One the one hand, the composition of the Fedora Council means that Fedora is not officially a community-based distribution. On the other hand, the specialized projects appear to act independently. Even more importantly, of all the major distributions, Fedora appears to be the least technocratic, being careful to give non-programmers a role and a voice.

Linux Mint

When Linux Mint [7] started in 2006, development decisions were made by founder Clement Lefebvre and a handful of active developers. As Lefebvre told me in 2013, "strong leadership is important and benefits Linux Mint, [because] the decisions we take remain consistent and are coherent with our overall vision." At the same time, Lefebvre added that "We always try to gather as much feedback as possible, and to get a good appreciation of what people want." In fact, Linux Mint has a reputation for listening to user feedback far more than many distributions; it first became popular by forking Gnome 2 after Gnome ceased to develop it. Soon after, Mint started the development of Cinnamon, a desktop environment whose development continues to be heavily influenced by user feedback. The Linux Mint blog continues to be a major means of communication with the distro's user base, as well as the forums.

Today, Mint is more structured than it once was. In addition to Lefebvre, Mint has an Administration and Moderation team, as well as teams for development, design, translation, and quality assurance. Its philosophy remains unchanged. The project website's FAQ explains: "Linux Mint does not support any political or ideological stance against any software programs or editors no matter what license they use. With that said, most if not all (depending on the edition) software used in Linux Mint is Free and Open Source. We believe in Open Source as a choice, not as a constraint."


Just as Fedora is a community project associated with Red Hat, so openSUSE [8] is a community project associated with SUSE. However, while Red Hat appointees dominate the Fedora Council, the five members of the openSUSE Board are elected by the community.
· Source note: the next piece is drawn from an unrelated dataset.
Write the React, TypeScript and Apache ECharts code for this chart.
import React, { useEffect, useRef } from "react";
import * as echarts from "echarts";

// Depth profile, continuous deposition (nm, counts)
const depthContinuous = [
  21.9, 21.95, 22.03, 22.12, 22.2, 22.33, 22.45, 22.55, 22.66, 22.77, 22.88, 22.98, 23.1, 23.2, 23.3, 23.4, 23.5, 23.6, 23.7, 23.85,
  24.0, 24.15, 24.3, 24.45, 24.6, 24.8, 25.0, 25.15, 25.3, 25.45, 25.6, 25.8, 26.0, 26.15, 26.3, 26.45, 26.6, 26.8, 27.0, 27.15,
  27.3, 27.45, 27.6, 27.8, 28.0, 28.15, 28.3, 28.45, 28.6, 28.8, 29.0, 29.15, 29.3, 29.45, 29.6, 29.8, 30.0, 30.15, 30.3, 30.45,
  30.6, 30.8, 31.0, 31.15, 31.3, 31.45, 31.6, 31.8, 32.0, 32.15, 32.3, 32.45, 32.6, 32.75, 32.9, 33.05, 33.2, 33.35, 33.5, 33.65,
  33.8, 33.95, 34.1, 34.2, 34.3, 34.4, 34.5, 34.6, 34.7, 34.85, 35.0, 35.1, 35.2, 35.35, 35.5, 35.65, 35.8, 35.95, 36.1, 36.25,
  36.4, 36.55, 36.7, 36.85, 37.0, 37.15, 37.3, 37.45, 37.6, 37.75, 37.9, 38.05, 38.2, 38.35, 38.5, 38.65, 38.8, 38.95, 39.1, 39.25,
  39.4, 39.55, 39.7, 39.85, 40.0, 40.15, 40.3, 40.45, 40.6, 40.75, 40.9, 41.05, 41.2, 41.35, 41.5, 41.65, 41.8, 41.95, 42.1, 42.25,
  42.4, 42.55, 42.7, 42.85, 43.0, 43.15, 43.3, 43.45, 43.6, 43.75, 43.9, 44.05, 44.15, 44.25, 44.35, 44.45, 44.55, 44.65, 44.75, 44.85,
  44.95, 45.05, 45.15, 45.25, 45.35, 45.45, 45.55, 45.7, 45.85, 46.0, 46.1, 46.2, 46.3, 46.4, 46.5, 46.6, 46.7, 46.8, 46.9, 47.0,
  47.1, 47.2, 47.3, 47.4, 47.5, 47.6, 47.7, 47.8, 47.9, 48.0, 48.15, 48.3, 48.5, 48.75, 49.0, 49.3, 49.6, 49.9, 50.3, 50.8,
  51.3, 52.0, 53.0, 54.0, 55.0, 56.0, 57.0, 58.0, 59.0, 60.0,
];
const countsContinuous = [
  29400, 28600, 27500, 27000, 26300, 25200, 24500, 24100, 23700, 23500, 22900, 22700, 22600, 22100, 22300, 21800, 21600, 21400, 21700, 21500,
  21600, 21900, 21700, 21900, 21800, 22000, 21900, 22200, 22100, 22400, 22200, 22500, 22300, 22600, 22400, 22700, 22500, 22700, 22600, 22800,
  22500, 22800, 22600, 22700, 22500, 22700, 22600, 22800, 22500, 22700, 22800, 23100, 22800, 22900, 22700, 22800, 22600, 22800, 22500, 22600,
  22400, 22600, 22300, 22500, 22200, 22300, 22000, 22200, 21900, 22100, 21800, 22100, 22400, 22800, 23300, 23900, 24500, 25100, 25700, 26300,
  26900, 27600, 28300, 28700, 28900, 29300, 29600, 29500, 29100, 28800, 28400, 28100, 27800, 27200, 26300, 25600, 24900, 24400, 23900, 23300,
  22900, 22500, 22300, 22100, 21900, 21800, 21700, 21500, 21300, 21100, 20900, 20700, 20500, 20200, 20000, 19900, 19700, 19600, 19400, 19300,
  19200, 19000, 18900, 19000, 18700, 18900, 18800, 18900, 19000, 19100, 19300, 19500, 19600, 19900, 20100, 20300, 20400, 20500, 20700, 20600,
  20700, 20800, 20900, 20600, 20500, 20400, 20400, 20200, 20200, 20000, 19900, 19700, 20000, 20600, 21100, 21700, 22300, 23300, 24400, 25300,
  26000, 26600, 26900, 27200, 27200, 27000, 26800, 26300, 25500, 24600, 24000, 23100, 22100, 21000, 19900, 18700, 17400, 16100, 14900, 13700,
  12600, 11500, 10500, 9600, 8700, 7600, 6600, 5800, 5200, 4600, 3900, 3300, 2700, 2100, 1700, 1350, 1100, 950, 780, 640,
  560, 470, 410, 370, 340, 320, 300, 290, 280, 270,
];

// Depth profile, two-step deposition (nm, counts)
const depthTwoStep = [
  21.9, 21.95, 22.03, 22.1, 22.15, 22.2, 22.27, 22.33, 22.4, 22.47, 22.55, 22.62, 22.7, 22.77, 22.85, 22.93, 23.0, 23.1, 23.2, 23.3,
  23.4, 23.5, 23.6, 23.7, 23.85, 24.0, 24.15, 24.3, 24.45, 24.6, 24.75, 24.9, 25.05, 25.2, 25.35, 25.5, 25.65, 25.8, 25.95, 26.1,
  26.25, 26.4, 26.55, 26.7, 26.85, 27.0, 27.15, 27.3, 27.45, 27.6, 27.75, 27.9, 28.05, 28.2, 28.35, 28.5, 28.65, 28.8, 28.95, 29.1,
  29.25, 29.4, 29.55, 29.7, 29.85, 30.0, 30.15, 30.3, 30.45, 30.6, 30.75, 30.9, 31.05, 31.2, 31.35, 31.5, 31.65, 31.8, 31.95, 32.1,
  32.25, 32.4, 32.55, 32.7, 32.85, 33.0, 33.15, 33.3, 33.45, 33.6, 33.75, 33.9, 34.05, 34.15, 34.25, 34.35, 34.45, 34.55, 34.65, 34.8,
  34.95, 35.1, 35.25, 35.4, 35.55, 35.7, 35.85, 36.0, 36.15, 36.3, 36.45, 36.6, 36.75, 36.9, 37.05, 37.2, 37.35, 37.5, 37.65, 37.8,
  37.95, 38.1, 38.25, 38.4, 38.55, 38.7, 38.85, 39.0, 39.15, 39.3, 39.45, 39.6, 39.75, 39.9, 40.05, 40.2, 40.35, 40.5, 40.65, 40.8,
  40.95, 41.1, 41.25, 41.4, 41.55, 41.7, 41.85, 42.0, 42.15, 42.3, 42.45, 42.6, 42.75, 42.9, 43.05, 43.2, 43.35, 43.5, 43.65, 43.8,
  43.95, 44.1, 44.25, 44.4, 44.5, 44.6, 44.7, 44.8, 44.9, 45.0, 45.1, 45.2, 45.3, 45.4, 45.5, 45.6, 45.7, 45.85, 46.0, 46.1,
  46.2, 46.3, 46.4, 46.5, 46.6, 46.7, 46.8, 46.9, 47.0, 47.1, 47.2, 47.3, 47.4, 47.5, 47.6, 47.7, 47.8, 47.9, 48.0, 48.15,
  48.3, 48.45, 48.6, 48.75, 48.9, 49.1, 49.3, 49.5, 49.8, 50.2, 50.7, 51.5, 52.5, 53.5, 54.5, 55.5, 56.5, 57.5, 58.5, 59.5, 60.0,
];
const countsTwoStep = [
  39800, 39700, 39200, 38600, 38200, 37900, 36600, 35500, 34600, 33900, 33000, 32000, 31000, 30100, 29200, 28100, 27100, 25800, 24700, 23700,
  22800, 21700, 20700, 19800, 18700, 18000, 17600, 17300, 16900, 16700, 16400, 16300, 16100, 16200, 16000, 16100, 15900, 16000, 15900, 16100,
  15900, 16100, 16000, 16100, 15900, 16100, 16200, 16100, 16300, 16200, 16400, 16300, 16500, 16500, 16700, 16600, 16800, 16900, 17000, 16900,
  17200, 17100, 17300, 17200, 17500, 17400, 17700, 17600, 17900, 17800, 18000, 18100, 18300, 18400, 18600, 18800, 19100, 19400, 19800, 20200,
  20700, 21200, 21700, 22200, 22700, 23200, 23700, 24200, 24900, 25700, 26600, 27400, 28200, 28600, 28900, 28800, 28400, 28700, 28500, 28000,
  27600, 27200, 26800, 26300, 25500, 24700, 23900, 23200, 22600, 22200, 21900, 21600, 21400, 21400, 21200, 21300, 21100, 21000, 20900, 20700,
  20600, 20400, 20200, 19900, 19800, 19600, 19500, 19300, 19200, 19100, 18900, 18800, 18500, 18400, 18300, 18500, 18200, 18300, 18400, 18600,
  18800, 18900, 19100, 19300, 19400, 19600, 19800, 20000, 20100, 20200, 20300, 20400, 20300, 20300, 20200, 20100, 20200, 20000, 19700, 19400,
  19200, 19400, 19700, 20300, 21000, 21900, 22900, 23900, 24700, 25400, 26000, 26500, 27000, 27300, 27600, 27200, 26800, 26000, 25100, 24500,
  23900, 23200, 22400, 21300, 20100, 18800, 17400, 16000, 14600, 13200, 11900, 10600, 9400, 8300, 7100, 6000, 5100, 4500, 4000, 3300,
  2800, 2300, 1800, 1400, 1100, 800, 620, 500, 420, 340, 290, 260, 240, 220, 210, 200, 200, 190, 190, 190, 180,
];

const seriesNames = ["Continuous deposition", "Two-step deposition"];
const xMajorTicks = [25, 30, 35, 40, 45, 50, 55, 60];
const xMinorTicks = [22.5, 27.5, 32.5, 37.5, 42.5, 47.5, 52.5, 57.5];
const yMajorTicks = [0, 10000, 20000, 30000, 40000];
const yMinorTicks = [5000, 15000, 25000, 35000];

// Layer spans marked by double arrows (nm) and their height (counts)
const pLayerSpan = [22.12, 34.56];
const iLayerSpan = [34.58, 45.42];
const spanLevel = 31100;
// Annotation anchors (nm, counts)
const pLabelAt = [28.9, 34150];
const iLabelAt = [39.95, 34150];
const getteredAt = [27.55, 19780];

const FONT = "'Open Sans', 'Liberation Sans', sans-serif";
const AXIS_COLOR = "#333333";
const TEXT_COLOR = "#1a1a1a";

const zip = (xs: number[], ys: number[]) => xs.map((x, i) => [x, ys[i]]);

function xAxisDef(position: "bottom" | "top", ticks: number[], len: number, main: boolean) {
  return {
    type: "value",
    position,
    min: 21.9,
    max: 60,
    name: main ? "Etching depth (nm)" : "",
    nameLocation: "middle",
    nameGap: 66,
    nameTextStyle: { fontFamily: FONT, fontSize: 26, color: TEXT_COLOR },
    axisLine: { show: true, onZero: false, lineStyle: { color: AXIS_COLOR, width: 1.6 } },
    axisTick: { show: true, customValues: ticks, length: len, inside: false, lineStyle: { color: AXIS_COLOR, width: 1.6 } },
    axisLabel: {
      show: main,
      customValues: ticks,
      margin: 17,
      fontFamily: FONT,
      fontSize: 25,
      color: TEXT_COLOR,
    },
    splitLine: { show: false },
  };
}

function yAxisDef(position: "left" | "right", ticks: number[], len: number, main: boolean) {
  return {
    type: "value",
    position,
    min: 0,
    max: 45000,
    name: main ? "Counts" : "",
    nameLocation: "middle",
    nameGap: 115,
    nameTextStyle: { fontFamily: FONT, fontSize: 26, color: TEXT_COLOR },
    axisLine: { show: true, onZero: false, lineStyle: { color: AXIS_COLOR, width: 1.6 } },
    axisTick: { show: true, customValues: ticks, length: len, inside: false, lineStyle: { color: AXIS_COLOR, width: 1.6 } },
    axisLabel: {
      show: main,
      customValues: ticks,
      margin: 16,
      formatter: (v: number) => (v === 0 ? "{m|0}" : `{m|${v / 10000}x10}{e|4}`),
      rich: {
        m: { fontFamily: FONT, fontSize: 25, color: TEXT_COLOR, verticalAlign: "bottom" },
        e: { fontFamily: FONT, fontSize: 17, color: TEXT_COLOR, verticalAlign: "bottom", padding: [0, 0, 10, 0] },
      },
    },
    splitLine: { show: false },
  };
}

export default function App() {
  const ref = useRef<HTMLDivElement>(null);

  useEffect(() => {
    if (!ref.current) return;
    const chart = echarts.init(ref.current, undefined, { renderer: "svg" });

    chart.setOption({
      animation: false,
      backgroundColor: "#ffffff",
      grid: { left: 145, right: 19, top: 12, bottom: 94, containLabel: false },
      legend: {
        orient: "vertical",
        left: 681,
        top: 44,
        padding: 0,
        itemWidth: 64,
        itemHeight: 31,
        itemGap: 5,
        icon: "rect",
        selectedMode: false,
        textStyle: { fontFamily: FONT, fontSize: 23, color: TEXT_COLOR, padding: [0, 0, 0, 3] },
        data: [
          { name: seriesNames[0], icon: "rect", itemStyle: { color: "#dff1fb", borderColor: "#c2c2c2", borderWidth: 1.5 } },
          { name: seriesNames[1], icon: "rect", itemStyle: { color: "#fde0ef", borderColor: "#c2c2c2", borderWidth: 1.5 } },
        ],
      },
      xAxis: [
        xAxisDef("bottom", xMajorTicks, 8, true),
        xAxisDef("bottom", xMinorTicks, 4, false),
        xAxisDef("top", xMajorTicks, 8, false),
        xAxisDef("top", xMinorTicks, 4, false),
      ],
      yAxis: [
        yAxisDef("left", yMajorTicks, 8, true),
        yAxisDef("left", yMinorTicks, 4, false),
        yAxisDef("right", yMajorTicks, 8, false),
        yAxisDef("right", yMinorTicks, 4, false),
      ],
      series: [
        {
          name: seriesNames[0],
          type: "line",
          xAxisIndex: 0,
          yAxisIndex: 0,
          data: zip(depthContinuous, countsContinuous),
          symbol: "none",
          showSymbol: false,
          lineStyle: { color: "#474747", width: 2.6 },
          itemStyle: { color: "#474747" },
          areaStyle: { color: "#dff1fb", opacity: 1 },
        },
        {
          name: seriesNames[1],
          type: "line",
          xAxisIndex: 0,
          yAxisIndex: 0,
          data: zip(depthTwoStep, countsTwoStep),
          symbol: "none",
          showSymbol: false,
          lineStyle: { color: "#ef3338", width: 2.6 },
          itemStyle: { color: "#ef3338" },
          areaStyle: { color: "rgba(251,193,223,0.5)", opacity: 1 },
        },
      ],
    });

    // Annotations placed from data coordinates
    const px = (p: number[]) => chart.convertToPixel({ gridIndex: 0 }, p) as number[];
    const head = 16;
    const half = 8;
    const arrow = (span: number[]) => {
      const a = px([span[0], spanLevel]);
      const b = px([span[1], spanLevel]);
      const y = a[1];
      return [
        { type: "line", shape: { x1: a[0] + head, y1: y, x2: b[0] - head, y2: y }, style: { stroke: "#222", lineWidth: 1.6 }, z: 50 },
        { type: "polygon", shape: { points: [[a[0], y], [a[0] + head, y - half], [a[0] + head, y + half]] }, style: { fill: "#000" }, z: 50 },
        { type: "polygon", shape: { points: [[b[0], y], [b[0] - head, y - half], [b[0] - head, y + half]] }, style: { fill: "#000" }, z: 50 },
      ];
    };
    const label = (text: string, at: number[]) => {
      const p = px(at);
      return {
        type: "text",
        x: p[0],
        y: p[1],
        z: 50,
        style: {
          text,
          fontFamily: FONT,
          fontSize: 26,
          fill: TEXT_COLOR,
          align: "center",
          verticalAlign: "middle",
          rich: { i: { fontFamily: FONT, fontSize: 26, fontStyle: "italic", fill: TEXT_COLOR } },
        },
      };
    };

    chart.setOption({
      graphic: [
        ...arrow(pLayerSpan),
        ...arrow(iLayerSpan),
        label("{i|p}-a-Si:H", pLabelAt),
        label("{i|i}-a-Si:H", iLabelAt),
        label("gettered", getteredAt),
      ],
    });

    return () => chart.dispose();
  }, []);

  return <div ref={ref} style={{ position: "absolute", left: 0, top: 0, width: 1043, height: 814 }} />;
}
Historically, the openSUSE Board tends to consist of a majority of Germans and other Europeans. Far from being dominated by SUSE, the openSUSE Board rarely hears from SUSE about matters of policy, aside from the appointment of the board chair. In fact, in early 2020, the openSUSE Board was discussing ways to interact more closely with SUSE.

The openSUSE Board then appoints people as tasks arise. Currently the only appointed board position is the treasurer, who oversees the Travel Support Program and interacts with SUSE and the project's other sponsors on all financial matters. Appointees remain in their position until the next board election. Although openSUSE has ongoing teams like other large distros, its bureaucratic structure appears lighter than most.

Another similarity to Fedora is openSUSE's insistence on using only free software in its releases. If anything, SUSE is even more specific about this policy, with the openSUSE Board wiki devoting several hundred words to the topic before describing the governance of the project.